Restate all the material verbatim, except for the pictures.

--- begin ---

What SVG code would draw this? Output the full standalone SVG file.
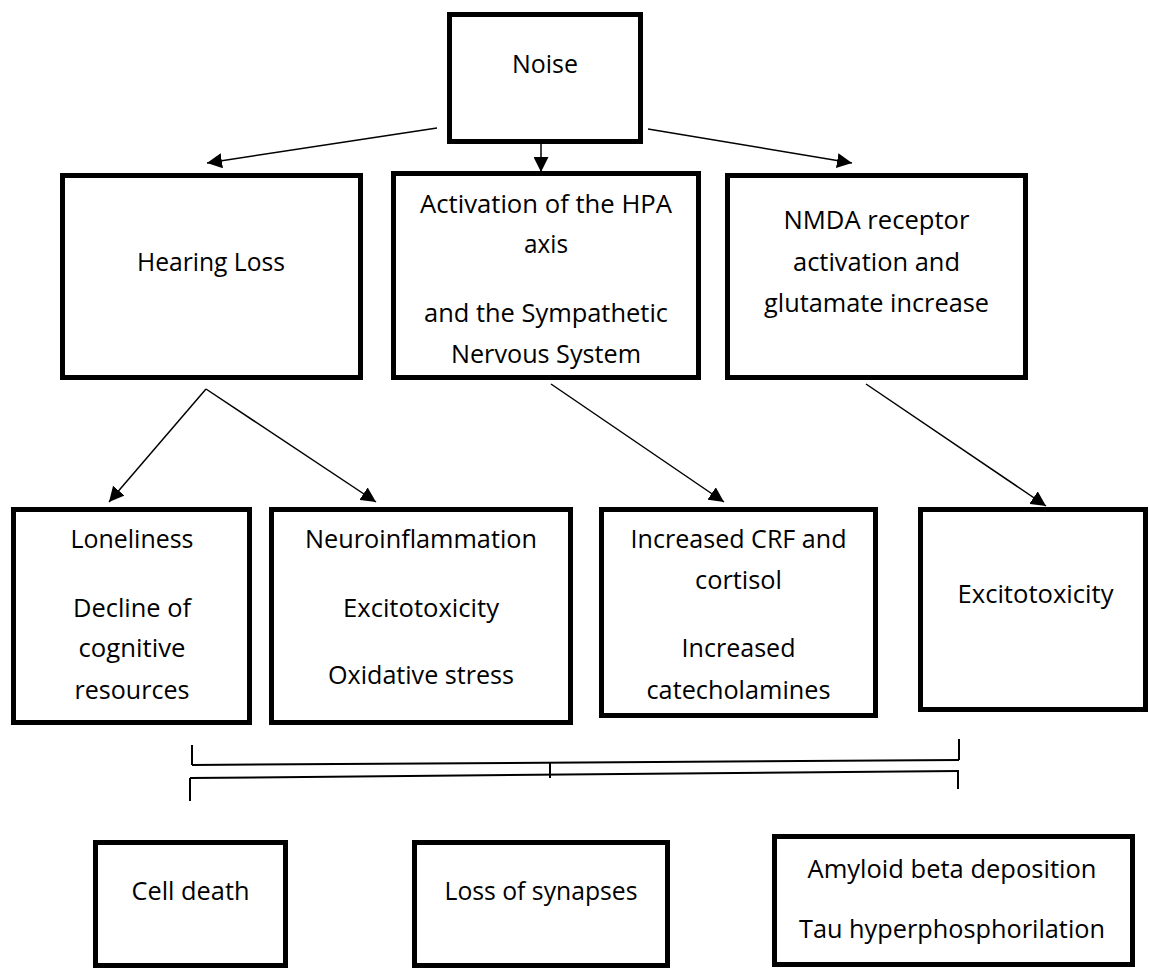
<svg xmlns="http://www.w3.org/2000/svg" width="1149" height="970" viewBox="0 0 1149 970">
  <defs>
    <style>
      .box { fill: #ffffff; stroke: #000000; stroke-width: 5; }
      .t { font-family: "Open Sans", "Liberation Sans", sans-serif; font-size: 26px; fill: #000000; text-anchor: middle; }
      .conn { stroke: #000000; stroke-width: 1.5; fill: none; }
      .br { stroke: #000000; stroke-width: 2; fill: none; }
    </style>
    <marker id="arrow" viewBox="0 0 10 10" refX="10" refY="5" markerWidth="15" markerHeight="15" markerUnits="userSpaceOnUse" orient="auto">
      <path d="M0,0 L10,5 L0,10 z" fill="#000000"/>
    </marker>
  </defs>
  <rect x="0" y="0" width="1149" height="970" fill="#ffffff"/>

  <g id="connectors">
    <line class="conn" x1="437" y1="128" x2="207" y2="163" marker-end="url(#arrow)"/>
    <line class="conn" x1="541" y1="144" x2="541" y2="172" marker-end="url(#arrow)"/>
    <line class="conn" x1="648" y1="129" x2="852" y2="163" marker-end="url(#arrow)"/>
    <line class="conn" x1="206" y1="389" x2="109" y2="502" marker-end="url(#arrow)"/>
    <line class="conn" x1="206" y1="389" x2="376" y2="502" marker-end="url(#arrow)"/>
    <line class="conn" x1="551" y1="384" x2="724" y2="502" marker-end="url(#arrow)"/>
    <line class="conn" x1="866" y1="384" x2="1046" y2="506" marker-end="url(#arrow)"/>
    <g id="bracket">
      <line class="br" x1="192" y1="745" x2="192" y2="765"/>
      <line class="br" x1="192" y1="765" x2="959" y2="760"/>
      <line class="br" x1="959" y1="739" x2="959" y2="760"/>
      <line class="br" x1="190" y1="778" x2="959" y2="771"/>
      <line class="br" x1="190" y1="778" x2="190" y2="801"/>
      <line class="br" x1="958" y1="771" x2="958" y2="789"/>
      <line class="br" x1="550" y1="763" x2="550" y2="778"/>
    </g>
  </g>

  <g id="node-noise">
    <rect class="box" x="449.5" y="14.5" width="191" height="127"/>
    <text class="t" x="545" y="73" textLength="66" lengthAdjust="spacingAndGlyphs">Noise</text>
  </g>

  <g id="node-hearing-loss">
    <rect class="box" x="62.5" y="175.5" width="298" height="202"/>
    <text class="t" x="211" y="271" textLength="148" lengthAdjust="spacingAndGlyphs">Hearing Loss</text>
  </g>

  <g id="node-hpa">
    <rect class="box" x="393.5" y="173.5" width="305" height="204"/>
    <text class="t" x="546" y="213" textLength="252" lengthAdjust="spacingAndGlyphs">Activation of the HPA</text>
    <text class="t" x="546" y="253" textLength="44" lengthAdjust="spacingAndGlyphs">axis</text>
    <text class="t" x="546" y="322" textLength="244" lengthAdjust="spacingAndGlyphs">and the Sympathetic</text>
    <text class="t" x="546" y="363" textLength="190" lengthAdjust="spacingAndGlyphs">Nervous System</text>
  </g>

  <g id="node-nmda">
    <rect class="box" x="727.5" y="175.5" width="298" height="202"/>
    <text class="t" x="876.5" y="229" textLength="186" lengthAdjust="spacingAndGlyphs">NMDA receptor</text>
    <text class="t" x="876.5" y="271" textLength="167" lengthAdjust="spacingAndGlyphs">activation and</text>
    <text class="t" x="876.5" y="312" textLength="225" lengthAdjust="spacingAndGlyphs">glutamate increase</text>
  </g>

  <g id="node-loneliness">
    <rect class="box" x="13.5" y="509.5" width="236" height="213"/>
    <text class="t" x="132" y="548" textLength="123" lengthAdjust="spacingAndGlyphs">Loneliness</text>
    <text class="t" x="132" y="617" textLength="118" lengthAdjust="spacingAndGlyphs">Decline of</text>
    <text class="t" x="132" y="657" textLength="107" lengthAdjust="spacingAndGlyphs">cognitive</text>
    <text class="t" x="132" y="699" textLength="115" lengthAdjust="spacingAndGlyphs">resources</text>
  </g>

  <g id="node-neuro">
    <rect class="box" x="271.5" y="509.5" width="299" height="213"/>
    <text class="t" x="421" y="548" textLength="232" lengthAdjust="spacingAndGlyphs">Neuroinflammation</text>
    <text class="t" x="421" y="617" textLength="156" lengthAdjust="spacingAndGlyphs">Excitotoxicity</text>
    <text class="t" x="421" y="684" textLength="186" lengthAdjust="spacingAndGlyphs">Oxidative stress</text>
  </g>

  <g id="node-crf">
    <rect class="box" x="601.5" y="509.5" width="274" height="206"/>
    <text class="t" x="738.5" y="548" textLength="216" lengthAdjust="spacingAndGlyphs">Increased CRF and</text>
    <text class="t" x="738.5" y="589" textLength="87" lengthAdjust="spacingAndGlyphs">cortisol</text>
    <text class="t" x="738.5" y="657" textLength="114" lengthAdjust="spacingAndGlyphs">Increased</text>
    <text class="t" x="738.5" y="699" textLength="184" lengthAdjust="spacingAndGlyphs">catecholamines</text>
  </g>

  <g id="node-excitotoxicity">
    <rect class="box" x="920.5" y="509.5" width="225" height="200"/>
    <text class="t" x="1035.5" y="603" textLength="156" lengthAdjust="spacingAndGlyphs">Excitotoxicity</text>
  </g>

  <g id="node-cell-death">
    <rect class="box" x="95.5" y="842.5" width="190" height="123"/>
    <text class="t" x="190.5" y="900" textLength="118" lengthAdjust="spacingAndGlyphs">Cell death</text>
  </g>

  <g id="node-synapses">
    <rect class="box" x="414.5" y="842.5" width="253" height="123"/>
    <text class="t" x="541" y="900" textLength="193" lengthAdjust="spacingAndGlyphs">Loss of synapses</text>
  </g>

  <g id="node-amyloid">
    <rect class="box" x="774.5" y="836.5" width="358" height="128"/>
    <text class="t" x="952" y="878" textLength="289" lengthAdjust="spacingAndGlyphs">Amyloid beta deposition</text>
    <text class="t" x="952" y="938" textLength="306" lengthAdjust="spacingAndGlyphs">Tau hyperphosphorilation</text>
  </g>
</svg>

--- end ---

* [Result]
What SVG code would draw this? Output the full standalone SVG file.
<svg xmlns="http://www.w3.org/2000/svg" width="1149" height="970" viewBox="0 0 1149 970">
  <defs>
    <style>
      .box { fill: #ffffff; stroke: #000000; stroke-width: 5; }
      .t { font-family: "Open Sans", "Liberation Sans", sans-serif; font-size: 26px; fill: #000000; text-anchor: middle; }
      .conn { stroke: #000000; stroke-width: 1.5; fill: none; }
      .br { stroke: #000000; stroke-width: 2; fill: none; }
    </style>
    <marker id="arrow" viewBox="0 0 10 10" refX="10" refY="5" markerWidth="15" markerHeight="15" markerUnits="userSpaceOnUse" orient="auto">
      <path d="M0,0 L10,5 L0,10 z" fill="#000000"/>
    </marker>
  </defs>
  <rect x="0" y="0" width="1149" height="970" fill="#ffffff"/>

  <g id="connectors">
    <line class="conn" x1="437" y1="128" x2="207" y2="163" marker-end="url(#arrow)"/>
    <line class="conn" x1="541" y1="144" x2="541" y2="172" marker-end="url(#arrow)"/>
    <line class="conn" x1="648" y1="129" x2="852" y2="163" marker-end="url(#arrow)"/>
    <line class="conn" x1="206" y1="389" x2="109" y2="502" marker-end="url(#arrow)"/>
    <line class="conn" x1="206" y1="389" x2="376" y2="502" marker-end="url(#arrow)"/>
    <line class="conn" x1="551" y1="384" x2="724" y2="502" marker-end="url(#arrow)"/>
    <line class="conn" x1="866" y1="384" x2="1046" y2="506" marker-end="url(#arrow)"/>
    <g id="bracket">
      <line class="br" x1="192" y1="745" x2="192" y2="765"/>
      <line class="br" x1="192" y1="765" x2="959" y2="760"/>
      <line class="br" x1="959" y1="739" x2="959" y2="760"/>
      <line class="br" x1="190" y1="778" x2="959" y2="771"/>
      <line class="br" x1="190" y1="778" x2="190" y2="801"/>
      <line class="br" x1="958" y1="771" x2="958" y2="789"/>
      <line class="br" x1="550" y1="763" x2="550" y2="778"/>
    </g>
  </g>

  <g id="node-noise">
    <rect class="box" x="449.5" y="14.5" width="191" height="127"/>
    <text class="t" x="545" y="73" textLength="66" lengthAdjust="spacingAndGlyphs">Noise</text>
  </g>

  <g id="node-hearing-loss">
    <rect class="box" x="62.5" y="175.5" width="298" height="202"/>
    <text class="t" x="211" y="271" textLength="148" lengthAdjust="spacingAndGlyphs">Hearing Loss</text>
  </g>

  <g id="node-hpa">
    <rect class="box" x="393.5" y="173.5" width="305" height="204"/>
    <text class="t" x="546" y="213" textLength="252" lengthAdjust="spacingAndGlyphs">Activation of the HPA</text>
    <text class="t" x="546" y="253" textLength="44" lengthAdjust="spacingAndGlyphs">axis</text>
    <text class="t" x="546" y="322" textLength="244" lengthAdjust="spacingAndGlyphs">and the Sympathetic</text>
    <text class="t" x="546" y="363" textLength="190" lengthAdjust="spacingAndGlyphs">Nervous System</text>
  </g>

  <g id="node-nmda">
    <rect class="box" x="727.5" y="175.5" width="298" height="202"/>
    <text class="t" x="876.5" y="229" textLength="186" lengthAdjust="spacingAndGlyphs">NMDA receptor</text>
    <text class="t" x="876.5" y="271" textLength="167" lengthAdjust="spacingAndGlyphs">activation and</text>
    <text class="t" x="876.5" y="312" textLength="225" lengthAdjust="spacingAndGlyphs">glutamate increase</text>
  </g>

  <g id="node-loneliness">
    <rect class="box" x="13.5" y="509.5" width="236" height="213"/>
    <text class="t" x="132" y="548" textLength="123" lengthAdjust="spacingAndGlyphs">Loneliness</text>
    <text class="t" x="132" y="617" textLength="118" lengthAdjust="spacingAndGlyphs">Decline of</text>
    <text class="t" x="132" y="657" textLength="107" lengthAdjust="spacingAndGlyphs">cognitive</text>
    <text class="t" x="132" y="699" textLength="115" lengthAdjust="spacingAndGlyphs">resources</text>
  </g>

  <g id="node-neuro">
    <rect class="box" x="271.5" y="509.5" width="299" height="213"/>
    <text class="t" x="421" y="548" textLength="232" lengthAdjust="spacingAndGlyphs">Neuroinflammation</text>
    <text class="t" x="421" y="617" textLength="156" lengthAdjust="spacingAndGlyphs">Excitotoxicity</text>
    <text class="t" x="421" y="684" textLength="186" lengthAdjust="spacingAndGlyphs">Oxidative stress</text>
  </g>

  <g id="node-crf">
    <rect class="box" x="601.5" y="509.5" width="274" height="206"/>
    <text class="t" x="738.5" y="548" textLength="216" lengthAdjust="spacingAndGlyphs">Increased CRF and</text>
    <text class="t" x="738.5" y="589" textLength="87" lengthAdjust="spacingAndGlyphs">cortisol</text>
    <text class="t" x="738.5" y="657" textLength="114" lengthAdjust="spacingAndGlyphs">Increased</text>
    <text class="t" x="738.5" y="699" textLength="184" lengthAdjust="spacingAndGlyphs">catecholamines</text>
  </g>

  <g id="node-excitotoxicity">
    <rect class="box" x="920.5" y="509.5" width="225" height="200"/>
    <text class="t" x="1035.5" y="603" textLength="156" lengthAdjust="spacingAndGlyphs">Excitotoxicity</text>
  </g>

  <g id="node-cell-death">
    <rect class="box" x="95.5" y="842.5" width="190" height="123"/>
    <text class="t" x="190.5" y="900" textLength="118" lengthAdjust="spacingAndGlyphs">Cell death</text>
  </g>

  <g id="node-synapses">
    <rect class="box" x="414.5" y="842.5" width="253" height="123"/>
    <text class="t" x="541" y="900" textLength="193" lengthAdjust="spacingAndGlyphs">Loss of synapses</text>
  </g>

  <g id="node-amyloid">
    <rect class="box" x="774.5" y="836.5" width="358" height="128"/>
    <text class="t" x="952" y="878" textLength="289" lengthAdjust="spacingAndGlyphs">Amyloid beta deposition</text>
    <text class="t" x="952" y="938" textLength="306" lengthAdjust="spacingAndGlyphs">Tau hyperphosphorilation</text>
  </g>
</svg>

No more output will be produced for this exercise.